Experts debate plan to develop jobs programme for Iraqis

WASHINGTON (AP) — Just as debate rages over sending more US troops to Iraq, there are differing views about whether economic incentives such as micro-loans and US-funded jobs programmes would coax fighters to trade guns for tools.

Some reconstruction experts say giving Iraqis jobs that include clearing streets and fixing water and sanitation systems would produce little economic benefit for a country on the brink of all-out civil war.

Others say civilian jobs programmes — an idea President George W. Bush is considering — are designed to build security. Only when violence is under control, they say, can business flourish.

Details have not ben disclosed about the economic incentives Bush will announce as early as Wednesday. But those familiar with the plan say he is favouring short-term jobs programmes, extending micro-loans to small business and increasing the amount of money that military commanders can spend quickly on local projects to improve the daily lives of Iraqis.

“Job creation is the most promising,” said Michael O’Hanlon, a foreign policy analyst at the Brookings Institution. “I don’t know why we haven’t done it before.

“It’s not the best way to build a new economy, but we need to address security even if that doesn’t conform to Econ 101.” Military analysts say Army Lt. Gen. Peter Chiarelli, who recently finished his tour as the No. 2 general in Iraq, has recommended a short-term jobs programme.
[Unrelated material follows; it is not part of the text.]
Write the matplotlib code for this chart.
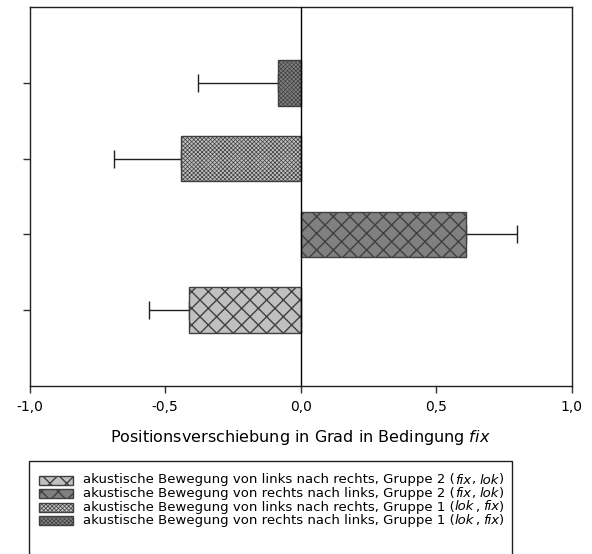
import matplotlib
matplotlib.use("Agg")
import matplotlib.pyplot as plt
from matplotlib.patches import Rectangle
from matplotlib.ticker import FuncFormatter

plt.rcParams['font.family'] = ['DejaVu Sans']
plt.rcParams['axes.unicode_minus'] = False

# data, bottom bar first
directions = ["links nach rechts", "rechts nach links", "links nach rechts", "rechts nach links"]
groups = ["Gruppe 2", "Gruppe 2", "Gruppe 1", "Gruppe 1"]
conditions = [("fix", "lok"), ("fix", "lok"), ("lok", "fix"), ("lok", "fix")]
means = [-0.41, 0.61, -0.44, -0.085]
errors = [0.15, 0.19, 0.25, 0.295]

faces = ['#c0c0c0', '#808080', '#c0c0c0', '#808080']
hatches = ['xx', 'xx', 'xxxxxxxx', 'xxxxxxxx']
hatch_lw = [1.0, 1.0, 0.5, 0.5]

W, H = 592, 554
fig = plt.figure(figsize=(W / 100, H / 100), dpi=100)
ax = fig.add_axes([29.5 / W, 1 - 386 / H, (571.7 - 29.5) / W, (386 - 7) / H])

pos = [1, 2, 3, 4]
bars = ax.barh(pos, means, height=0.6, color=faces, edgecolor='#404040',
               linewidth=1, zorder=2)
for b, h, lw in zip(bars, hatches, hatch_lw):
    b.set_hatch(h)
    try:
        b.set_hatch_linewidth(lw)
    except AttributeError:
        pass

# error bars only on the side away from zero
lo = [e if m < 0 else 0 for m, e in zip(means, errors)]
hi = [e if m > 0 else 0 for m, e in zip(means, errors)]
ax.errorbar(means, pos, xerr=[lo, hi], fmt='none', ecolor='#202020',
            elinewidth=1, capsize=6.5, capthick=1, zorder=1)

ax.axvline(0, color='black', linewidth=1, zorder=3)

ax.set_xlim(-1, 1)
ax.set_ylim(0, 5)
ax.set_xticks([-1, -0.5, 0, 0.5, 1])
ax.xaxis.set_major_formatter(FuncFormatter(lambda v, p: f"{v:.1f}".replace('.', ',')))
ax.set_yticks(pos)
ax.set_yticklabels([])
ax.tick_params(axis='both', direction='out', length=5, width=1, colors='#303030',
               labelsize=10, labelcolor='black')
ax.tick_params(axis='x', pad=5)
for s in ax.spines.values():
    s.set_color('#202020')
    s.set_linewidth(1)

ax.set_xlabel(r"Positionsverschiebung in Grad in Bedingung $\mathit{fix}$",
              fontsize=11.5, labelpad=10)

# legend, built by hand so the condition names can be italic
fig.patches.append(Rectangle((29 / W, -0.02), (512 - 29) / W, 0.02 + (554 - 461) / H,
                             transform=fig.transFigure, fill=False,
                             edgecolor='#202020', linewidth=1))
fs = 9.5
space = 0.318 * fs
row_y = 480
for i in range(4):
    yc = 1 - row_y / H
    sw = Rectangle((39 / W, yc - 4.5 / H), 34 / W, 9 / H, transform=fig.transFigure,
                   facecolor=faces[i], edgecolor='#404040', hatch=hatches[i], linewidth=1)
    try:
        sw.set_hatch_linewidth(hatch_lw[i])
    except AttributeError:
        pass
    fig.patches.append(sw)
    parts = [(f"akustische Bewegung von {directions[i]}, {groups[i]} (", 'normal', 0),
             (conditions[i][0], 'italic', 0),
             (",", 'normal', 0.3),
             (conditions[i][1], 'italic', space),
             (")", 'normal', 0.3)]
    prev = fig.text(83 / W, yc, parts[0][0], fontsize=fs, va='center', ha='left')
    for s, style, gap in parts[1:]:
        prev = ax.annotate(s, xy=(1, 0), xycoords=prev, xytext=(gap, 0),
                           textcoords='offset points', va='bottom', ha='left',
                           fontsize=fs, style=style, annotation_clip=False)
    row_y += 13.5

fig.savefig("out.png", dpi=100)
In a classified memo Donald H. Rumsfeld wrote two days before he resigned as defence secretary, he told the president: “Initiate a massive programme for unemployed youth. It would have to be run by US forces, since no other organisation could do it.” Keith Crane, a senior economist at the RAND Corp., is sceptical because such programmes employ insurgents but have little effect on their political activities. “In some instances, insurgents have participated in make-work schemes during the day, then fought the coalition at night,” he says.

Bush also is considering allocating more money for a programme established in 2003 to give field commanders money to solve local problems quickly — and show American compassion and good will. The programme was allocated $753 million in the 2006 budget year.
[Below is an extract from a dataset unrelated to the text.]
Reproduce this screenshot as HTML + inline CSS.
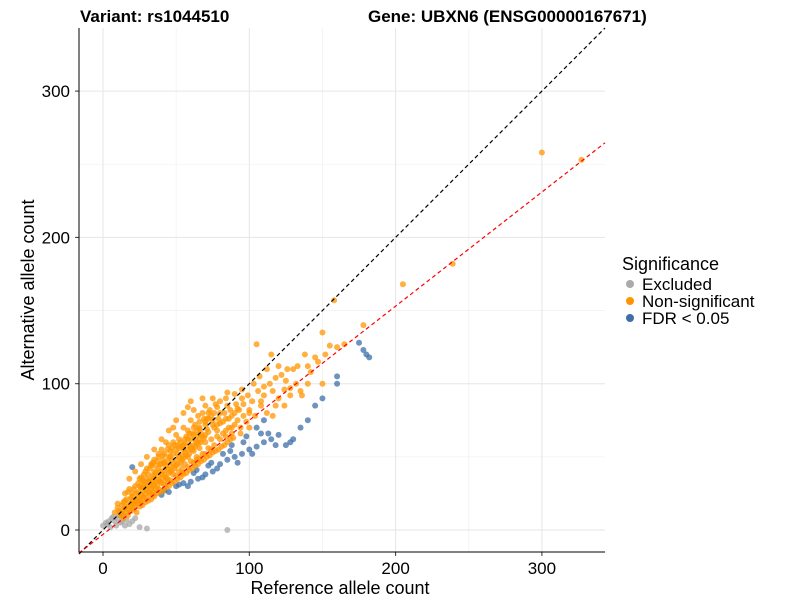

The Iraq Study Group recommended that Bush find ways to give US officials in Iraq the authority and flexibility to quickly fund projects that would help rebuild the nation.

Anthony Cordesman, an Iraq watcher at the Center for Strategic and International Studies, said the president is expected to propose a significant increase in discretionary funds available for the type of activities under the commanders” program. But he said the real question is how much and who would hand it out.

“The difficulty you have with almost everything that comes out of the Bush administration is that there’s a concept, but there’s never a plan and there’s almost never any real details in it,” he said.

Crane, an adviser to the Iraq Study Group, said it is unclear how effective this money is in countering the insurgency or fostering conditions for economic growth and permanent employment.

He said funds in the military commanders’ programme are best used in moderation because commanders are not specialists in development projects.

“In some cases, the commanders have been manipulated by the local sheikhs, in essence ripped off,” he said.

On the positive side, he said, commanders often have a good idea, after talking with Iraqis, about what is most needed — or even what would help soothe their devastation and loss.

“A lot of the money has been used by commanders to compensate people whose homes have been destroyed,” Crane said. “Commanders have ended up paying Iraqis for pets that have been killed as well.” In Najaf, one coalition commander shelled out $100  for the death of a dog, he said.

As Bush prepares to detail his economic incentives, the Pentagon is moving ahead with a programme to help reopen factories that were owned by Saddam Hussein’s government and abandoned after the US-led invasion in March 2003.

Defence officials have declined to identify the facilities for fear the factories, or their employees, could be attacked.